Problem -> Show each line of the data below that has the string "diagram" in it.

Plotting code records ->
::::::::
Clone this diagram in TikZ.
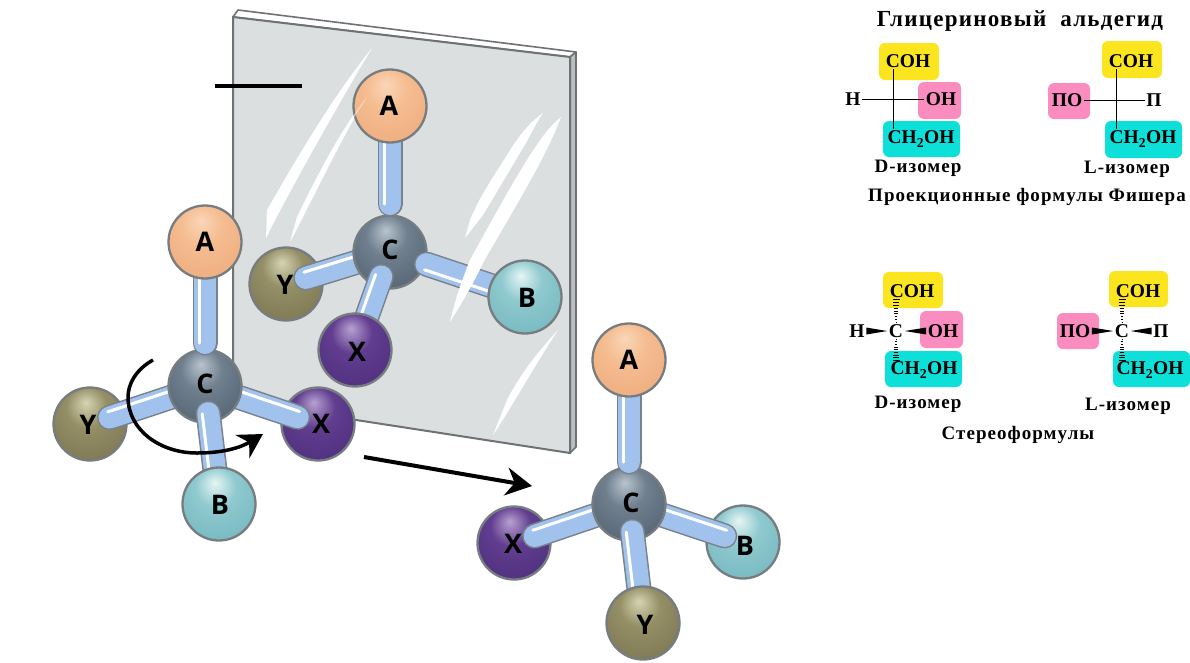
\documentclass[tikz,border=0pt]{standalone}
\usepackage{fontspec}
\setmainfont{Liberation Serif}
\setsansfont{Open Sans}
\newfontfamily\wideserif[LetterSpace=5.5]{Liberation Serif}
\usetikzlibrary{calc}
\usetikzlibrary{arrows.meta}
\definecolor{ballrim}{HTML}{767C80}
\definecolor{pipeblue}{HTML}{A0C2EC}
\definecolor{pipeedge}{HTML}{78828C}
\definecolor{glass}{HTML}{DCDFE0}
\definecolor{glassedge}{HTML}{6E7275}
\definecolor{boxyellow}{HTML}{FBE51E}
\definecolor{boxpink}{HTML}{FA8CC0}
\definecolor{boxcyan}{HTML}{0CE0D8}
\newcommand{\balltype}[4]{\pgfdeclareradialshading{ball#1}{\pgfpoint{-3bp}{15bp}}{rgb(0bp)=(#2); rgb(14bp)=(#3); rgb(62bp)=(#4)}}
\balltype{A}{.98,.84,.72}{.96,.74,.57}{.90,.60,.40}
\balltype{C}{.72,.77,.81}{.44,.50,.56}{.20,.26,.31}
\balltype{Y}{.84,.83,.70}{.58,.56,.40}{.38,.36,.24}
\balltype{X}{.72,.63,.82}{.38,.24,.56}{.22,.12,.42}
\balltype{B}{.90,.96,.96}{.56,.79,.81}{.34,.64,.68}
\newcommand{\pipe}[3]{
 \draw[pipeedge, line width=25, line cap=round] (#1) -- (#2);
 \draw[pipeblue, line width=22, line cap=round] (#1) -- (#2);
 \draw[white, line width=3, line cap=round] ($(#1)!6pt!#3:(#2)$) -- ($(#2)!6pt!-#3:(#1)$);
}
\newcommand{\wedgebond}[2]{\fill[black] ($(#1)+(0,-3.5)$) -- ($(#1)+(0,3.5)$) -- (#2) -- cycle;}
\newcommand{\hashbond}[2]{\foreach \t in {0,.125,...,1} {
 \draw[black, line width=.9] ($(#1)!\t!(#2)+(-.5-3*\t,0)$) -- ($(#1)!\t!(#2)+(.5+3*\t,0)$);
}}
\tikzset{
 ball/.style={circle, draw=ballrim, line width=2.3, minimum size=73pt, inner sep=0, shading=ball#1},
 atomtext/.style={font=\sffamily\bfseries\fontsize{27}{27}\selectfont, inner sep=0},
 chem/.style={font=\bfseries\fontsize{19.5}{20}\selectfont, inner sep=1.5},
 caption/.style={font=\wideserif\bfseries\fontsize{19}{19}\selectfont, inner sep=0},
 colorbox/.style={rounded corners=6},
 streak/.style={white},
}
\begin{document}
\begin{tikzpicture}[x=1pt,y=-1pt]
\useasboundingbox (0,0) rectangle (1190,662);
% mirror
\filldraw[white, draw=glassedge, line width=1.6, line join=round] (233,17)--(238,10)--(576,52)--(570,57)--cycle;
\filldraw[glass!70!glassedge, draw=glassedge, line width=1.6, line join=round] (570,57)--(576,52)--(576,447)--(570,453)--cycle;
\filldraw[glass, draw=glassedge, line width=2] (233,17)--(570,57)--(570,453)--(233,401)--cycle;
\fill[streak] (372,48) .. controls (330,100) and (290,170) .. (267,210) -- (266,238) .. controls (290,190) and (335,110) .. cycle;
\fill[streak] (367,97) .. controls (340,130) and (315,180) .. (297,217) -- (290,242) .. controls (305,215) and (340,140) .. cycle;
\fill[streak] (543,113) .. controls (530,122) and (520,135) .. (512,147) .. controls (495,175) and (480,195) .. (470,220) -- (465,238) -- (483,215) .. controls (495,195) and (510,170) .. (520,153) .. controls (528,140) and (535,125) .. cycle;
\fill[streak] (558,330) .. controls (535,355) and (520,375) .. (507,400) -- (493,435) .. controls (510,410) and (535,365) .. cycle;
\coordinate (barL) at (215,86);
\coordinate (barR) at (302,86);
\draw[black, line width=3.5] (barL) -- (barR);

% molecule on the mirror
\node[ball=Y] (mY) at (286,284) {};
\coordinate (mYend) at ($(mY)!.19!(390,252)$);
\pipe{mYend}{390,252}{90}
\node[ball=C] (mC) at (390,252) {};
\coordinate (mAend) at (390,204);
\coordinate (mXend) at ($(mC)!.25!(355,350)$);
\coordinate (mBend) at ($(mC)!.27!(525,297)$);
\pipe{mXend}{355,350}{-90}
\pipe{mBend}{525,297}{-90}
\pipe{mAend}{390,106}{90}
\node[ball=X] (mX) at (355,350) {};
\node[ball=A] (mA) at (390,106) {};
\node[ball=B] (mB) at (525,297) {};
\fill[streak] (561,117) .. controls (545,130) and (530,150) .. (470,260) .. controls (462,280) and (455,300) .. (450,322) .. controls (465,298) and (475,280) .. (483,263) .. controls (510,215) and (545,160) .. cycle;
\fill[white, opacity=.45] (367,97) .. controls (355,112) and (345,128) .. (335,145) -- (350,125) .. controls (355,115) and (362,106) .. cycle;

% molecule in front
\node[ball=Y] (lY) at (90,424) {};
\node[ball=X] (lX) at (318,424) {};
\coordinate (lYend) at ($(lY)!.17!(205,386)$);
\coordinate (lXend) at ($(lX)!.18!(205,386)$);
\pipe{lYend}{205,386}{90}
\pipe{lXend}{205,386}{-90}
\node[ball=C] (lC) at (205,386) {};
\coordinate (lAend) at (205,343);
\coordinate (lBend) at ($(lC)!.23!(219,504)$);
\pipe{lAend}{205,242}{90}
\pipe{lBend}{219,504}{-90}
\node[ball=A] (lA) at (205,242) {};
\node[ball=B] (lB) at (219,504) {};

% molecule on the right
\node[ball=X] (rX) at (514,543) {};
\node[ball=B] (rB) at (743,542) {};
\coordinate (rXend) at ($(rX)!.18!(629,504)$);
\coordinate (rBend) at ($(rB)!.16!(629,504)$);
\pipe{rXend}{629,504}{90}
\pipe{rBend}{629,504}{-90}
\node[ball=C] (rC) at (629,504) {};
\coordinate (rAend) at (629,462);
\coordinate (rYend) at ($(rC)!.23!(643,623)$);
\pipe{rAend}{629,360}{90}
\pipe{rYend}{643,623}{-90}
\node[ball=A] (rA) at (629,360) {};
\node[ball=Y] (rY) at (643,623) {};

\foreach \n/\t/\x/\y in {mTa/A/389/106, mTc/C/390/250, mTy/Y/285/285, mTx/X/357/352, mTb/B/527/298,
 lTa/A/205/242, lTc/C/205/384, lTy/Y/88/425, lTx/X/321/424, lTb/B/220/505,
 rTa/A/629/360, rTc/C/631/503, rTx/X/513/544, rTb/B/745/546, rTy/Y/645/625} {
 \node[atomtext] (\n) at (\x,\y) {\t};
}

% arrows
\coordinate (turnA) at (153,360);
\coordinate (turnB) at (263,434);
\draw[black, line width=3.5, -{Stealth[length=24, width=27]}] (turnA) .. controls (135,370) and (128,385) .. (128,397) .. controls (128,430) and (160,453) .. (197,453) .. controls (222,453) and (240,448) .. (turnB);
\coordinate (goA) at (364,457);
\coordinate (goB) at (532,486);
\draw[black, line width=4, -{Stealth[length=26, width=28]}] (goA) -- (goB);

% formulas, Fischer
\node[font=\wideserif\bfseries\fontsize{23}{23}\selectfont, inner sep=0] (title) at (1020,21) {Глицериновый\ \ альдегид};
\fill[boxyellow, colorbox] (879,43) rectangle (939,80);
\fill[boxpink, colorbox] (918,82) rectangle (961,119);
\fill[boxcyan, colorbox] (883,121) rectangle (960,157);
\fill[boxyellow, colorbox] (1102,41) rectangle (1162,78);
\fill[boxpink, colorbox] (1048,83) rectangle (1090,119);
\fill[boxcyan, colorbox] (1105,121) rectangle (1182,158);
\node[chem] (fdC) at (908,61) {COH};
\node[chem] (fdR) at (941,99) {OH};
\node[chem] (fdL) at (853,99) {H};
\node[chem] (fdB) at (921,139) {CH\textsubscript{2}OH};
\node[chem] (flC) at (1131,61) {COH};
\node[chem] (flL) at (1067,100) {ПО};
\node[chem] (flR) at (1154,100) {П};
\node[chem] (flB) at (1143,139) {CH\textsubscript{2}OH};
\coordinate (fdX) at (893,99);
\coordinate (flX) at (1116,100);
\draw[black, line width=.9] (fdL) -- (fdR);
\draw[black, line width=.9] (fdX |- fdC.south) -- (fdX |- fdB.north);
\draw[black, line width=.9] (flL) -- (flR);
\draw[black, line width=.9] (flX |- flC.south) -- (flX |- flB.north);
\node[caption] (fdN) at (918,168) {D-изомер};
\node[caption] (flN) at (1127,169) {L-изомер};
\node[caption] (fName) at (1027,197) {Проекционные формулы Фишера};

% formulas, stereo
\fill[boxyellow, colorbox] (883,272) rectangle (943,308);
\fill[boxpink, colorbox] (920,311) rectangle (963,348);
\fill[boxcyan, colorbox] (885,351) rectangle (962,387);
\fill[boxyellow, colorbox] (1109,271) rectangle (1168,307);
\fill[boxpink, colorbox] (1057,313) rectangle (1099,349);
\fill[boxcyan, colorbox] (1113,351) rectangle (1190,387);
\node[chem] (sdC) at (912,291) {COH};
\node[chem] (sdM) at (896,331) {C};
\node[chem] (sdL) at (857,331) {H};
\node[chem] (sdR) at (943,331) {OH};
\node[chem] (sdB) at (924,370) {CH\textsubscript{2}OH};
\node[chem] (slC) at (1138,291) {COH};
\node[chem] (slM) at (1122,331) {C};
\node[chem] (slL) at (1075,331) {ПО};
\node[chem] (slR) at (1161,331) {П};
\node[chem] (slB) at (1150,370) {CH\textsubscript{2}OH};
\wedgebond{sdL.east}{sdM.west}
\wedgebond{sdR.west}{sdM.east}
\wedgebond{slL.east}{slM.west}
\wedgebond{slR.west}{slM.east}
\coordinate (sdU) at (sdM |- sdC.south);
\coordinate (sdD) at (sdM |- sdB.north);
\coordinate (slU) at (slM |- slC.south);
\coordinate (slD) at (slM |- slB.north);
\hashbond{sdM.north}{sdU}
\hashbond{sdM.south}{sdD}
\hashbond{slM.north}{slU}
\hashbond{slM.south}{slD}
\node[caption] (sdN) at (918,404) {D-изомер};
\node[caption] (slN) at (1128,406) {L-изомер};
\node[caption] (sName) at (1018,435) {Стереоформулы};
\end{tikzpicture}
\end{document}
::::::::
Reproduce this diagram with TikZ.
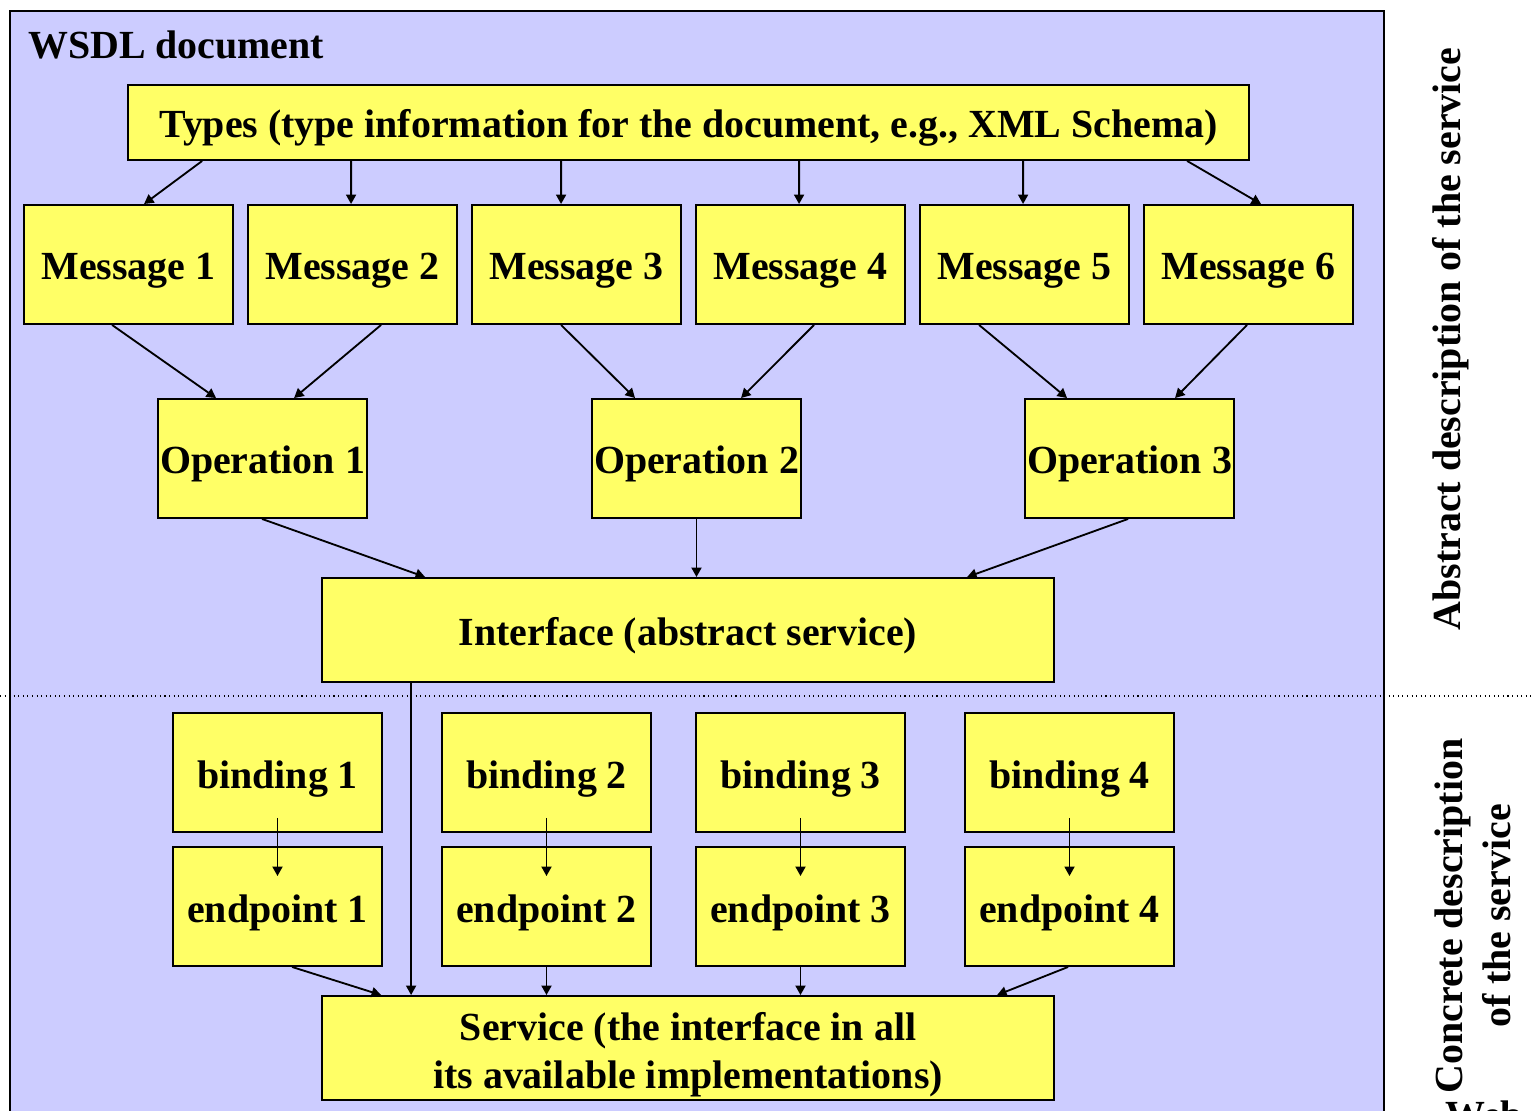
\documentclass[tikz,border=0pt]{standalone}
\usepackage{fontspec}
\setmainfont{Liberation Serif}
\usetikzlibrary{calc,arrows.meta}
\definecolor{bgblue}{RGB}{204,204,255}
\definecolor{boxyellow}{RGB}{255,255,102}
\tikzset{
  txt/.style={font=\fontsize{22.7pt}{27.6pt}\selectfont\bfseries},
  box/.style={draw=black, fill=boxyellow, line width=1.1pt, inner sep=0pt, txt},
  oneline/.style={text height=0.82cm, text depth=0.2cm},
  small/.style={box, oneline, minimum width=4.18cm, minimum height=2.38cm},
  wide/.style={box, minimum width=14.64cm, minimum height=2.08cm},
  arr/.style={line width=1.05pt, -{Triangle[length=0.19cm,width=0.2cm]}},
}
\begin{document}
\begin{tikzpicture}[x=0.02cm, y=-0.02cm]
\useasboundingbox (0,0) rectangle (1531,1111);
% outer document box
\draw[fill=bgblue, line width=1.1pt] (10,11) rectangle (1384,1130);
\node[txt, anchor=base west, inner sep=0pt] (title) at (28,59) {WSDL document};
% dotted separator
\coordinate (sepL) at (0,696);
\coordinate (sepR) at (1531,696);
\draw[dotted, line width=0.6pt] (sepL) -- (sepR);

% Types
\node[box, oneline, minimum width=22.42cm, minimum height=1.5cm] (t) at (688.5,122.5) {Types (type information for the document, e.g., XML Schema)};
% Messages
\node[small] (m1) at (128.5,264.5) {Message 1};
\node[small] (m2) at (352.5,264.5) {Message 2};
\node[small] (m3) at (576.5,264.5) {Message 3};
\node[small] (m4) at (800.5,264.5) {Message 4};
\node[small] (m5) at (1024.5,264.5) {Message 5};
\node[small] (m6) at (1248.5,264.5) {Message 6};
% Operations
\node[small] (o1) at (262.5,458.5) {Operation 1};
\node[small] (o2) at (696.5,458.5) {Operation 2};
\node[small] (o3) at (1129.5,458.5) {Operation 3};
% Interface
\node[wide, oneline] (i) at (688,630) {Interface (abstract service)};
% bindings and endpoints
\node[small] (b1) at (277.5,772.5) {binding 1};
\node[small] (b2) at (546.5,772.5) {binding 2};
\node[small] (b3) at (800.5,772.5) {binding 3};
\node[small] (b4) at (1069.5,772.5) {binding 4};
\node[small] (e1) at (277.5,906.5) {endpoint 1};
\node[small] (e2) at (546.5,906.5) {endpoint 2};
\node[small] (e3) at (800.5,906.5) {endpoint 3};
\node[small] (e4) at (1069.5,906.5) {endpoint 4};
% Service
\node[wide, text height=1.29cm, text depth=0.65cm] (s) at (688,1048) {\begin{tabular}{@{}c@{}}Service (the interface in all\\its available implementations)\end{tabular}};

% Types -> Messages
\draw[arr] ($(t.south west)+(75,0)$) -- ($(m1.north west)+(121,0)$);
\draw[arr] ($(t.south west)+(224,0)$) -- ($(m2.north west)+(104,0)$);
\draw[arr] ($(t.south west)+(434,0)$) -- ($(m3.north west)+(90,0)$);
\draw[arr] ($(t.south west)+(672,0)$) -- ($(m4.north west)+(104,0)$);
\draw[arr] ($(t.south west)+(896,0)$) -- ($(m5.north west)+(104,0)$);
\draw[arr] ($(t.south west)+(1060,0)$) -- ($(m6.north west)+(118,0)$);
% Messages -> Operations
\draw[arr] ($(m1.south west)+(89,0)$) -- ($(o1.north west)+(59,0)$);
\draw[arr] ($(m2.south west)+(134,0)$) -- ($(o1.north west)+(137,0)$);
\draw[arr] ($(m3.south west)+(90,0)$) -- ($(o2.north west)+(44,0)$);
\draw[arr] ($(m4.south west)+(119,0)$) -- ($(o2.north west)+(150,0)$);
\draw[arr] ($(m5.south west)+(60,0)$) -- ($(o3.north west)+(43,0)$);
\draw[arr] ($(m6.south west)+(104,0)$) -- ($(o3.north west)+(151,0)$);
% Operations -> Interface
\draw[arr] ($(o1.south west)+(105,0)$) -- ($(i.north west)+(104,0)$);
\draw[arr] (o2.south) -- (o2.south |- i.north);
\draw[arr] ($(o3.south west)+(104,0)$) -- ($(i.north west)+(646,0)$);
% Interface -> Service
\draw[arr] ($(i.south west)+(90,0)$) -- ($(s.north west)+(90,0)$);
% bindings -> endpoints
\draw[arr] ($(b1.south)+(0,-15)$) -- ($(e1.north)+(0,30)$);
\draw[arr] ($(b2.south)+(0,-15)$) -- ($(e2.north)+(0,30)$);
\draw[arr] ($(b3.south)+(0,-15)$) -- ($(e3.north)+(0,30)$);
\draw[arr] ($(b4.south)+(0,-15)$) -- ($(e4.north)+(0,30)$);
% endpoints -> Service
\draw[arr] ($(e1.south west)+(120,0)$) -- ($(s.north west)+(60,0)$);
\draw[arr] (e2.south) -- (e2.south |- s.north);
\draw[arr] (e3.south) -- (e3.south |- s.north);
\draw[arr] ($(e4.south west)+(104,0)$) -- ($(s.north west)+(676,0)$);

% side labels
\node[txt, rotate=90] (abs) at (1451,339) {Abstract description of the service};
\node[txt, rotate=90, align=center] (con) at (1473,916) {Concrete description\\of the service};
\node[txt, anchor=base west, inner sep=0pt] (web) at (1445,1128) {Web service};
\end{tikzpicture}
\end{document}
::::::::
Response below ->
Clone this diagram in TikZ.
Reproduce this diagram with TikZ.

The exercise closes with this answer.